The main application uses Microsoft Fibers, 1 fiber per document. Could my SendMessage be getting stuck in a background fiber that gets switched out or something? on a fiber right before it goes inactive or something, and only by forcing a context switch does that fiber ever get around to handling its messages? I really don't understand how threads and fibers interact with each other, so I'm kind of grasping at straws.
What could cause messages to sit there unhandled like this? More importantly, is there a way to prevent this situation from occurring? Or at least, how do I debug such a situation?
I went ahead and implemented my own message queue, and a message format which uses a semaphore to notify when a message has been received, and another when it has been completed, and then repeat PostMessage every 1 second until the "message received" gets signalled, then wait for the "message complete" with infinite timeout.
Any extra PostMessages are ignored, because they no longer contain a payload to execute, they just tell the main thread to check the queue for incoming events.
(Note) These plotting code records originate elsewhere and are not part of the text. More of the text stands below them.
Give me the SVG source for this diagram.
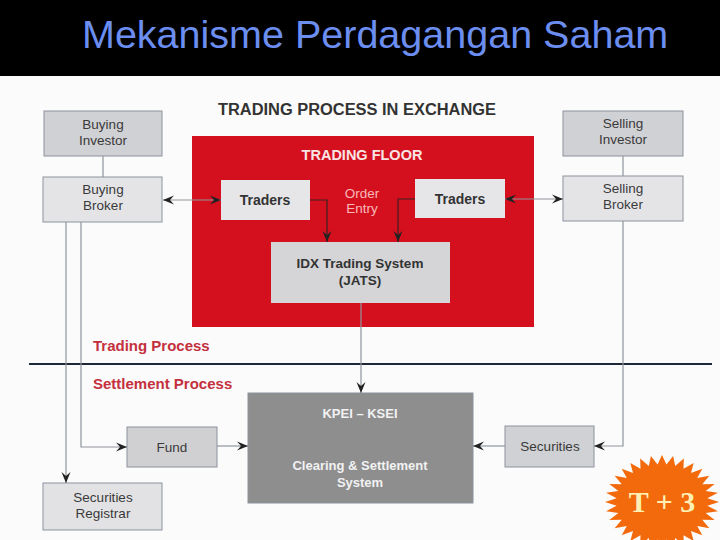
<svg xmlns="http://www.w3.org/2000/svg" width="720" height="540" viewBox="0 0 720 540">
<defs>
<style>
.box{stroke:#8c929c;stroke-width:1}
.lt{font-family:"Liberation Sans",Arial,sans-serif;font-size:13.5px;fill:#3a3a3a;text-anchor:middle}
.bd{font-family:"Liberation Sans",Arial,sans-serif;font-weight:bold;text-anchor:middle}
.conn{fill:none;stroke:#8f949c;stroke-width:1.2}
.dk{fill:none;stroke:#3a2020;stroke-width:1.2}
.sec{font-family:"Liberation Sans",Arial,sans-serif;font-weight:bold;font-size:15px;fill:#c4303e}
</style>
<marker id="ah" markerWidth="12" markerHeight="10" refX="11" refY="5" orient="auto-start-reverse" markerUnits="userSpaceOnUse">
<path d="M0,0.5 L11,5 L0,9.5 L4,5 Z" fill="#222"/>
</marker>
</defs>
<rect x="0" y="0" width="720" height="540" fill="#fbfbfb"/>
<rect x="0" y="0" width="720" height="76" fill="#000"/>
<text x="82" y="48" font-family="Liberation Sans,Arial,sans-serif" font-size="39.5" fill="#6b8ef0">Mekanisme Perdagangan Saham</text>

<text x="357" y="115" class="bd" font-size="16" fill="#333" textLength="278" lengthAdjust="spacingAndGlyphs">TRADING PROCESS IN EXCHANGE</text>

<g id="trading-floor">
<rect x="192" y="136" width="342" height="191" fill="#d5101e"/>
<text x="362" y="160" class="bd" font-size="14.5" fill="#f8e4e4">TRADING FLOOR</text>
<text x="362" y="198" class="lt" fill="#f7b9b9" style="fill:#f7b9b9">Order</text>
<text x="362" y="213" class="lt" style="fill:#f7b9b9">Entry</text>
</g>

<g id="buying-investor">
<rect class="box" x="44" y="111" width="118" height="45" fill="#d0d1d4"/>
<text class="lt" x="103" y="129">Buying</text>
<text class="lt" x="103" y="145">Investor</text>
</g>
<g id="buying-broker">
<rect class="box" x="43" y="177" width="119" height="45" fill="#e4e4e7"/>
<text class="lt" x="103" y="194">Buying</text>
<text class="lt" x="103" y="210">Broker</text>
</g>
<g id="selling-investor">
<rect class="box" x="563" y="111" width="120" height="45" fill="#d0d1d4"/>
<text class="lt" x="623" y="128">Selling</text>
<text class="lt" x="623" y="144">Investor</text>
</g>
<g id="selling-broker">
<rect class="box" x="563" y="176" width="120" height="45" fill="#e4e4e7"/>
<text class="lt" x="623" y="193">Selling</text>
<text class="lt" x="623" y="209">Broker</text>
</g>
<g id="traders-left">
<rect x="221" y="180" width="89" height="40" fill="#e6e6e8"/>
<text class="bd" x="265" y="205" font-size="14" fill="#333">Traders</text>
</g>
<g id="traders-right">
<rect x="415" y="179" width="90" height="39" fill="#e6e6e8"/>
<text class="bd" x="460" y="204" font-size="14" fill="#333">Traders</text>
</g>
<g id="jats">
<rect x="271" y="242" width="179" height="61" fill="#d5d5d7"/>
<text class="bd" x="360" y="268" font-size="13.5" fill="#333">IDX Trading System</text>
<text class="bd" x="360" y="285" font-size="13.5" fill="#333">(JATS)</text>
</g>
<g id="kpei">
<rect class="box" x="248" y="393" width="225" height="110" fill="#8e8e8f"/>
<text class="bd" x="360" y="418" font-size="13" fill="#f2f2f2">KPEI – KSEI</text>
<text class="bd" x="360" y="470" font-size="13" fill="#f2f2f2">Clearing &amp; Settlement</text>
<text class="bd" x="360" y="487" font-size="13" fill="#f2f2f2">System</text>
</g>
<g id="fund">
<rect class="box" x="127" y="427" width="90" height="40" fill="#d0d0d2"/>
<text class="lt" x="172" y="452">Fund</text>
</g>
<g id="securities">
<rect class="box" x="505" y="426" width="89" height="41" fill="#d0d1d4"/>
<text class="lt" x="550" y="451">Securities</text>
</g>
<g id="securities-registrar">
<rect class="box" x="43" y="483" width="119" height="47" fill="#e2e2e4"/>
<text class="lt" x="103" y="502">Securities</text>
<text class="lt" x="103" y="518">Registrar</text>
</g>

<g id="section-labels">
<line x1="29" y1="364" x2="712" y2="364" stroke="#1e2838" stroke-width="2"/>
<text class="sec" x="93" y="351">Trading Process</text>
<text class="sec" x="93" y="389">Settlement Process</text>
</g>

<g id="connectors">
<line class="conn" x1="103" y1="156" x2="103" y2="177"/>
<line class="conn" x1="623" y1="156" x2="623" y2="176"/>
<line class="conn" x1="163" y1="200" x2="221" y2="200" marker-start="url(#ah)" marker-end="url(#ah)"/>
<line class="conn" x1="505" y1="199" x2="563" y2="199" marker-start="url(#ah)" marker-end="url(#ah)"/>
<path class="dk" d="M310,200 H327 V242" marker-end="url(#ah)"/>
<path class="dk" d="M415,199 H398 V242" marker-end="url(#ah)"/>
<path class="conn" d="M361,303 V393" marker-end="url(#ah)"/>
<path class="conn" d="M81,222 V447 H127" marker-end="url(#ah)"/>
<path class="conn" d="M66,222 V483" marker-end="url(#ah)"/>
<path class="conn" d="M217,446 H248" marker-end="url(#ah)"/>
<path class="conn" d="M623,221 V446 H594" marker-end="url(#ah)"/>
<path class="conn" d="M505,446 H473" marker-end="url(#ah)"/>
</g>

<g id="t-plus-3">
<polygon transform="translate(662,502) scale(57,47)" fill="#f26a0c" points="1,0 .796,.078 .981,.195 .766,.232 .924,.383 .706,.377 .831,.556 .618,.508 .707,.707 .508,.618 .556,.831 .377,.706 .383,.924 .232,.766 .195,.981 .078,.796 0,1 -.078,.796 -.195,.981 -.232,.766 -.383,.924 -.377,.706 -.556,.831 -.508,.618 -.707,.707 -.618,.508 -.831,.556 -.706,.377 -.924,.383 -.766,.232 -.981,.195 -.796,.078 -1,0 -.796,-.078 -.981,-.195 -.766,-.232 -.924,-.383 -.706,-.377 -.831,-.556 -.618,-.508 -.707,-.707 -.508,-.618 -.556,-.831 -.377,-.706 -.383,-.924 -.232,-.766 -.195,-.981 -.078,-.796 0,-1 .078,-.796 .195,-.981 .232,-.766 .383,-.924 .377,-.706 .556,-.831 .508,-.618 .707,-.707 .618,-.508 .831,-.556 .706,-.377 .924,-.383 .766,-.232 .981,-.195 .796,-.078"/>
<text x="662" y="512" font-family="Liberation Serif,Times New Roman,serif" font-weight="bold" font-size="30" fill="#fdf0b4" text-anchor="middle">T + 3</text>
</g>
</svg>
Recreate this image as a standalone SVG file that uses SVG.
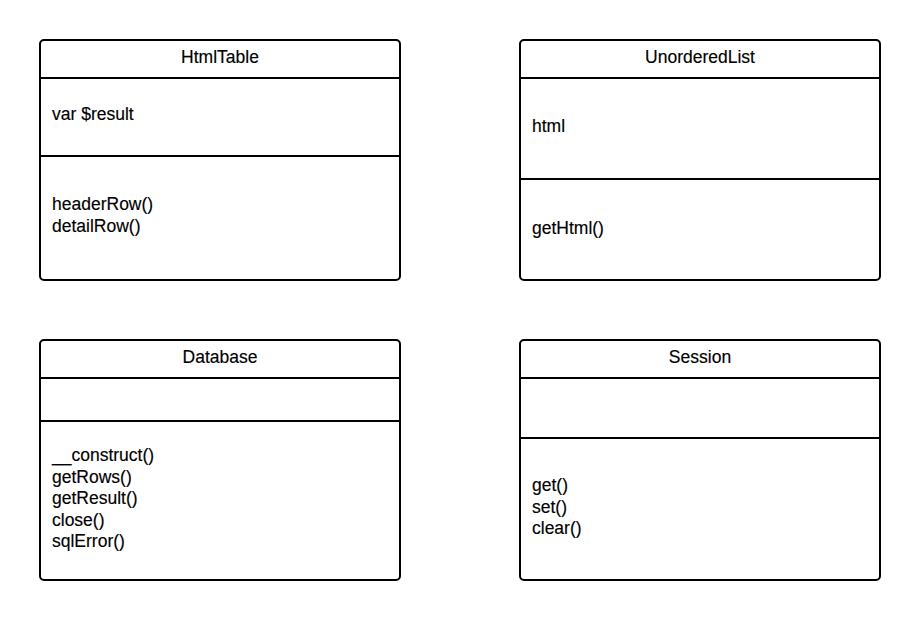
<svg xmlns="http://www.w3.org/2000/svg" width="920" height="620" viewBox="0 0 920 620">
<style>
.box{fill:#fff;stroke:#000;stroke-width:2}
.sep{stroke:#000;stroke-width:2}
text{font-family:"Liberation Sans",Arial,sans-serif;font-size:17.5px;fill:#000;stroke:#000;stroke-width:0.15}
.t{text-anchor:middle}
</style>
<rect width="920" height="620" fill="#fff"/>
<g id="HtmlTable">
<rect class="box" x="40" y="40" width="360" height="240" rx="4"/>
<line class="sep" x1="40" y1="78" x2="400" y2="78"/>
<line class="sep" x1="40" y1="156" x2="400" y2="156"/>
<text class="t" x="220" y="63">HtmlTable</text>
<text x="52" y="120">var $result</text>
<text x="52" y="210">headerRow()</text>
<text x="52" y="232">detailRow()</text>
</g>
<g id="UnorderedList">
<rect class="box" x="520" y="40" width="360" height="240" rx="4"/>
<line class="sep" x1="520" y1="78" x2="880" y2="78"/>
<line class="sep" x1="520" y1="179" x2="880" y2="179"/>
<text class="t" x="700" y="63">UnorderedList</text>
<text x="532" y="132">html</text>
<text x="532" y="234">getHtml()</text>
</g>
<g id="Database">
<rect class="box" x="40" y="340" width="360" height="240" rx="4"/>
<line class="sep" x1="40" y1="378" x2="400" y2="378"/>
<line class="sep" x1="40" y1="421" x2="400" y2="421"/>
<text class="t" x="220" y="363">Database</text>
<text x="52" y="461">__construct()</text>
<text x="52" y="482.5">getRows()</text>
<text x="52" y="504">getResult()</text>
<text x="52" y="525.5">close()</text>
<text x="52" y="547">sqlError()</text>
</g>
<g id="Session">
<rect class="box" x="520" y="340" width="360" height="240" rx="4"/>
<line class="sep" x1="520" y1="378" x2="880" y2="378"/>
<line class="sep" x1="520" y1="438" x2="880" y2="438"/>
<text class="t" x="700" y="363">Session</text>
<text x="532" y="491">get()</text>
<text x="532" y="512.5">set()</text>
<text x="532" y="534">clear()</text>
</g>
<g id="connectors"></g>
</svg>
Since I made these changes, I have not run into the situation again. The best I can tell, the sent message must be ending up on the queue of a switched out fiber, and forgotten until that fiber is switched in again. By reposting the message, it can just keep retrying until the active fiber notices the message sitting there.